This repository contains scripts used for the construction and analysis of minigraph-based graphs for version 2 of the barley pan-genome.
Scripts are written in BASH and R and were developed and tested on Rocky Linux v8.8. Other Linux distributions may be compatible but no testing has taken place in this regard.
The scripts are organised as follows:
scripts/graphConstruction:
- buildGraph_incremental.sh: a Slurm array job script for the incremental construction and SV calling of pan-genome graphs with minigraph, using a single chromosome for each subtask
- combineGraphs.sh: combines all graphs built for individual chromosomes into a single graph and builds a GBWT index
- convert.sh: converts the chromosome-based graphs from GFA to VG format for downstream analysis
- convertToGFA.sh: converts the combined, genome-wide graph from VG to GFA format for compatibility with other tools
scripts/SVstats:
- extractSVCoordsByType.sh: extracts structural variant entries from the final BED files produced during graph construction/SV calling and separates them by type (simple inversions, deletions and insertions, but no nested complex variants)
- violinPlot.r: takes the output from extractSVCoordsByType.sh and plots the length statistics of each SV category in a violin plot
- SV_comparison.sh: extracts deletions and insertions from both Minigraph and Assemblytics SV files and feeds their coordinates to bedtools intersect for overlap comparison
scripts/graphStats:
- odgiheaps_byGroup.sh: runs odgi heaps command for each group (domesticated, wild and all lines) and then plots a saturation plot using script heaps_fit.R which is supplied with the odgi package
- vgStat.sh and vgStat_joint.sh: computes basic statistics for chromosome-based graphs and combined graph respectively
scripts/mappingExperiment:
- mapWGS.sh: a Slurm array job script for downloading and mapping five public barley whole genome shotgun datasets from the European Nucleotide Archive (ENA); mappings are carried out using both bwa mem and vg giraffe for comparison
- extractStats.sh: extracts and formats mapping statistics from each mapping for further analysis
- calcMappingStats.r: takes the output from the preceding script and calculates comparative mapping statistics such as % reads mapped, % properly paired reads, etc.
scripts/mappingExperiment/linearisedGraph:
- 00_gfa2fa.sh: converts separate GFA format graphs (one per chromosome) into FASTA files using gfatools gfa2fa
- 01_concat.sh: combines the per-chromosome FASTA files
- 02_indexBWA.sh: builds BWA index for mapping
- 03_mapWGS.sh: array job for downloading and mapping of the five public WGS samples
scripts/srh1_analysis:
- 01_extractNodesToFASTA.sh: extracts all individual nodes from genome-wide graph to a FASTA file
- 02_blastVsNodes.sh: BLASTs the srh1 enhancer region from cv.
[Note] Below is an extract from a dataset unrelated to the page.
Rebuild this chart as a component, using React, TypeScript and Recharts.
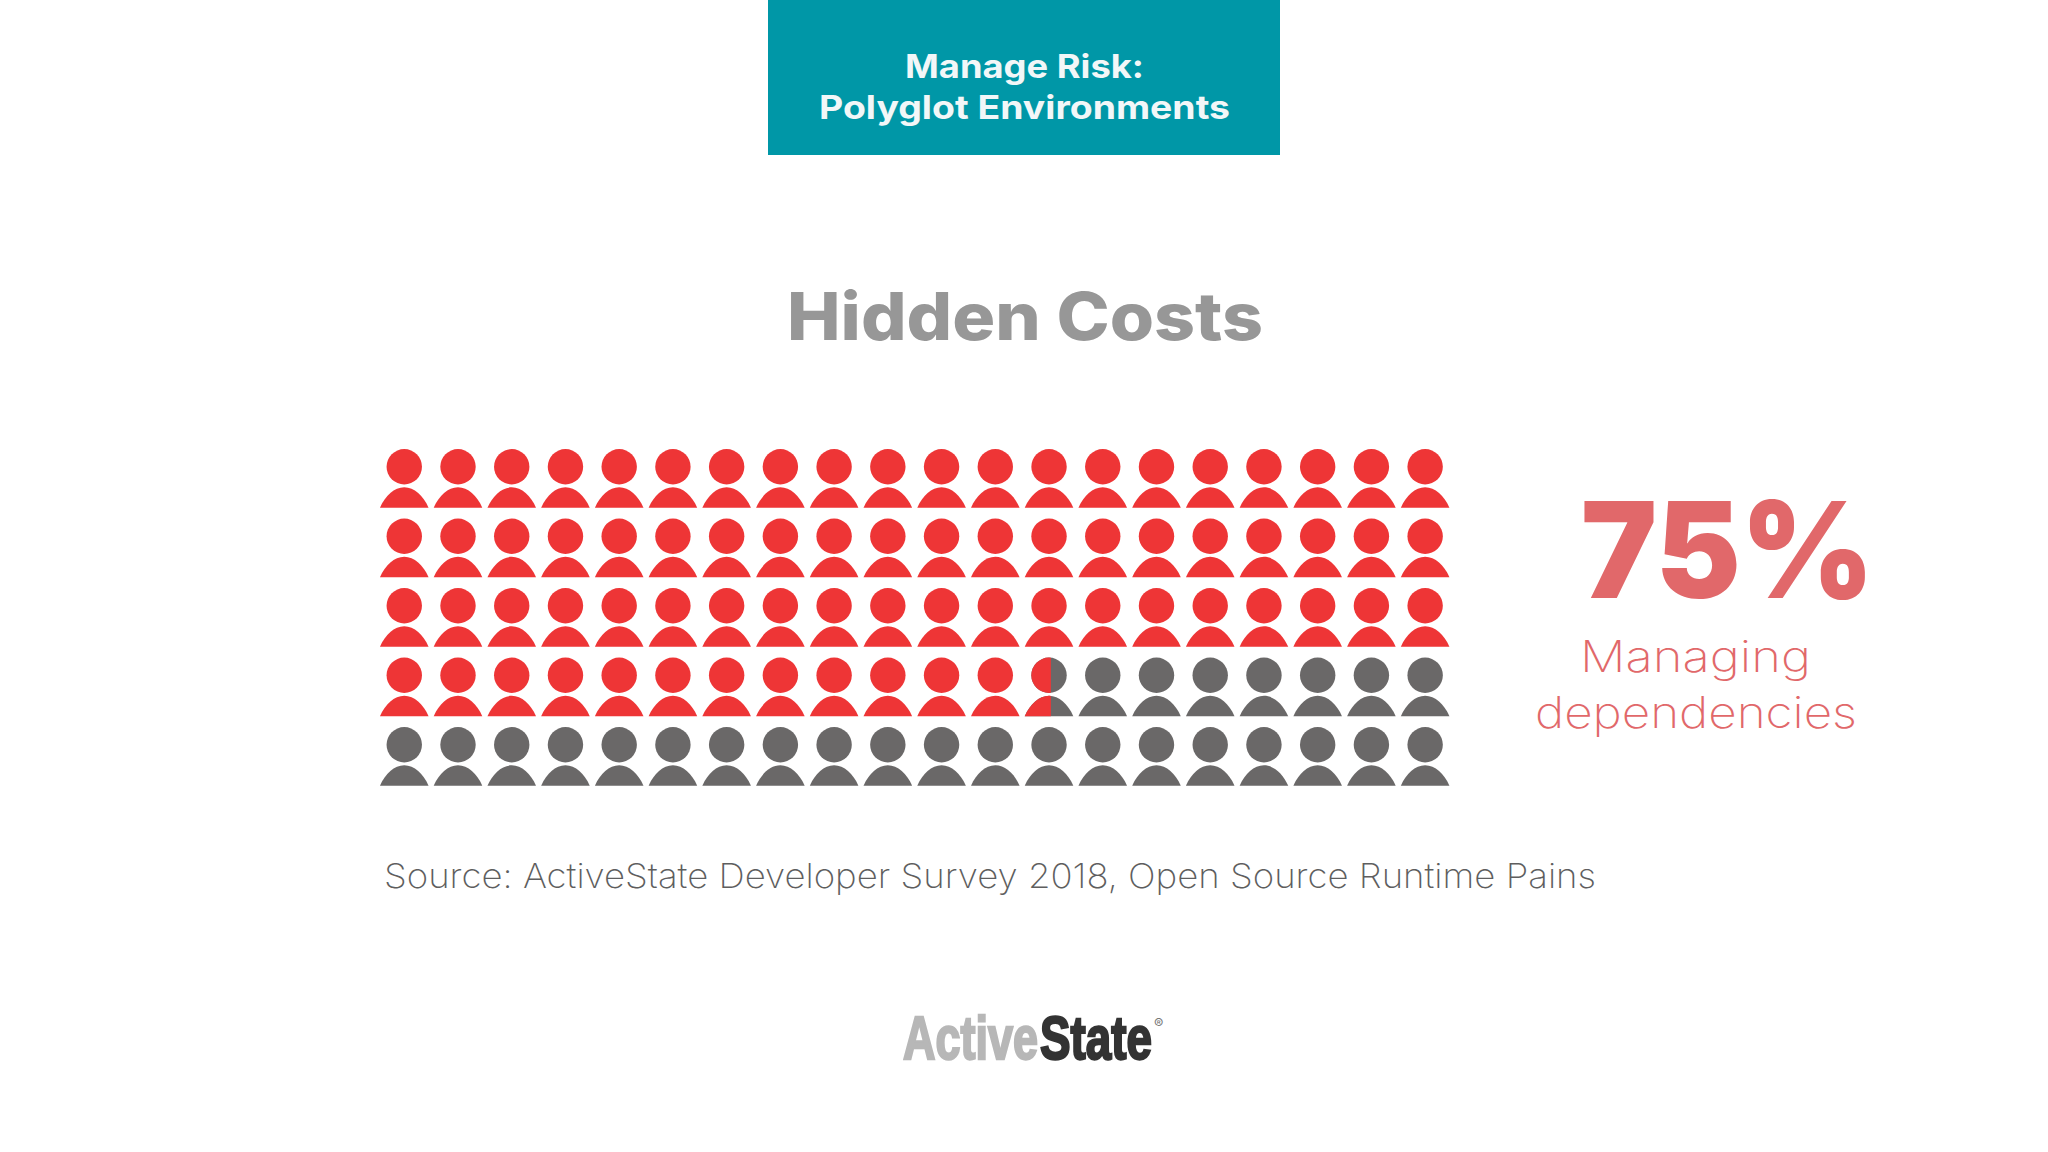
import { ScatterChart, Scatter, XAxis, YAxis } from 'recharts'

const WIDTH = 2048
const HEIGHT = 1152

const columns = [1, 2, 3, 4, 5, 6, 7, 8, 9, 10, 11, 12, 13, 14, 15, 16, 17, 18, 19, 20]
const rows = [1, 2, 3, 4, 5]
// how many people in each row are coloured in, the 13th of row 4 only partly
const filledPerRow = [20, 20, 20, 12.54, 0]

const headerLines = ['Manage Risk:', 'Polyglot Environments']
const chartTitle = 'Hidden Costs'
const sourceNote = 'Source: ActiveState Developer Survey 2018, Open Source Runtime Pains'
const statValue = '75%'
const statLabel = ['Managing', 'dependencies']

const RED = '#EE3536'
const GREY = '#6A6868'
const STAT = '#E1686A'
const CELL_W = 53.73

const people = rows.flatMap((row, r) =>
  columns.map((column, c) => ({
    row,
    column,
    filled: Math.max(0, Math.min(1, filledPerRow[r] - c)),
  })),
)

function PersonShape({ cx, cy, fill }: { cx: number; cy: number; fill: string }) {
  return (
    <g transform={`translate(${cx},${cy})`} fill={fill}>
      <circle r={17.7} />
      <path d="M-24.3 41 C-19 29 -10 20.6 0 20.6 C10 20.6 19 29 24.3 41 Z" />
    </g>
  )
}

function Person(props: any) {
  const { cx, cy, payload } = props
  const id = `clip-${payload.row}-${payload.column}`
  return (
    <g>
      {payload.filled < 1 && <PersonShape cx={cx + 0.3} cy={cy} fill={GREY} />}
      {payload.filled > 0 && (
        <>
          <clipPath id={id}>
            <rect x={cx - CELL_W / 2} y={cy - 30} width={CELL_W * payload.filled} height={80} />
          </clipPath>
          <g clipPath={`url(#${id})`}>
            <PersonShape cx={cx + 0.3} cy={cy} fill={RED} />
          </g>
        </>
      )}
    </g>
  )
}

type LabelProps = {
  x: number
  y: number
  length: number
  size: number
  weight: number
  fill: string
  children: string
}

// fonts differ from the original, so every text is fitted to its measured width
function Label({ x, y, length, size, weight, fill, children }: LabelProps) {
  return (
    <text
      x={x}
      y={y}
      textLength={length}
      lengthAdjust="spacingAndGlyphs"
      fontFamily="Inter, sans-serif"
      fontSize={size}
      fontWeight={weight}
      fill={fill}
    >
      {children}
    </text>
  )
}

export default function App() {
  return (
    <div style={{ position: 'absolute', left: 0, top: 0, width: WIDTH, height: HEIGHT, background: '#fff', overflow: 'hidden' }}>
      <div style={{ position: 'absolute', left: 768, top: 0, width: 512, height: 155, background: '#0097A7' }} />
      <svg width={WIDTH} height={HEIGHT} style={{ position: 'absolute', left: 0, top: 0 }}>
        <Label x={905} y={78} length={239} size={32.5} weight={700} fill="#F2F7F8">{headerLines[0]}</Label>
        <Label x={819} y={119} length={411} size={32.5} weight={700} fill="#F2F7F8">{headerLines[1]}</Label>
        <Label x={787} y={340} length={476} size={66} weight={800} fill="#979797">{chartTitle}</Label>
        <Label x={384} y={888} length={1212} size={34} weight={200} fill="#5E5E5E">{sourceNote}</Label>
        <Label x={1581} y={598} length={293} size={134} weight={900} fill={STAT}>{statValue}</Label>
        <Label x={1580} y={672} length={231} size={43} weight={200} fill={STAT}>{statLabel[0]}</Label>
        <Label x={1535} y={728} length={322} size={43} weight={200} fill={STAT}>{statLabel[1]}</Label>
        <g fontFamily="'Liberation Sans Narrow', 'Liberation Sans', sans-serif" fontWeight={700} fontSize={61}>
          <text x={903} y={1059} textLength={135} lengthAdjust="spacingAndGlyphs" fill="#B7B7B7" stroke="#B7B7B7" strokeWidth={2.4}>Active</text>
          <text x={1040} y={1059} textLength={112} lengthAdjust="spacingAndGlyphs" fill="#333333" stroke="#333333" strokeWidth={2.4}>State</text>
        </g>
        <text x={1154} y={1029} fontFamily="Inter, sans-serif" fontSize={14} fill="#777777">®</text>
      </svg>
      <div style={{ position: 'absolute', left: 0, top: 0 }}>
        <ScatterChart
          width={WIDTH}
          height={HEIGHT}
          margin={{ top: 432, left: 377.1, right: WIDTH - 377.1 - 1074.6, bottom: HEIGHT - 432 - 347.5 }}
        >
          <XAxis type="number" dataKey="column" domain={[0.5, 20.5]} hide />
          <YAxis type="number" dataKey="row" domain={[0.5, 5.5]} reversed hide />
          <Scatter data={people} shape={Person} isAnimationActive={false} />
        </ScatterChart>
      </div>
    </div>
  )
}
Barke against all 76 pan-genome accessions
- 03_extractSubgraph.sh: extracts a smaller subgraph containing the nodes spanning the deletion and flanking regions
- 04_odgiviz.sh: code for plotting the subgraph
- 05_mapToGraph.sh: mapping of the eight core800 samples to the graph
- 06_chunkGam.sh: extraction of a smaller portion of the GAM files produced in the previous step
- 07_genotype.sh: genotyping of the srh1 region in the graph for the eight core800 samples
Input data for graph construction was 76 barley genomes (approx. 5 gigabases each), split into separate chromosome input files each. Graph construction was carried out incrementally with minigraph on a per-chromosome basis and required 44-49 GB peak RAM and 10-22 days of wallclock time per subtask. Minigraph offers multithreading but this is effectively disabled when single, entire chromosome sequences are used as input (see lh3/minigraph#62) and results in a single thread of execution for graph construction.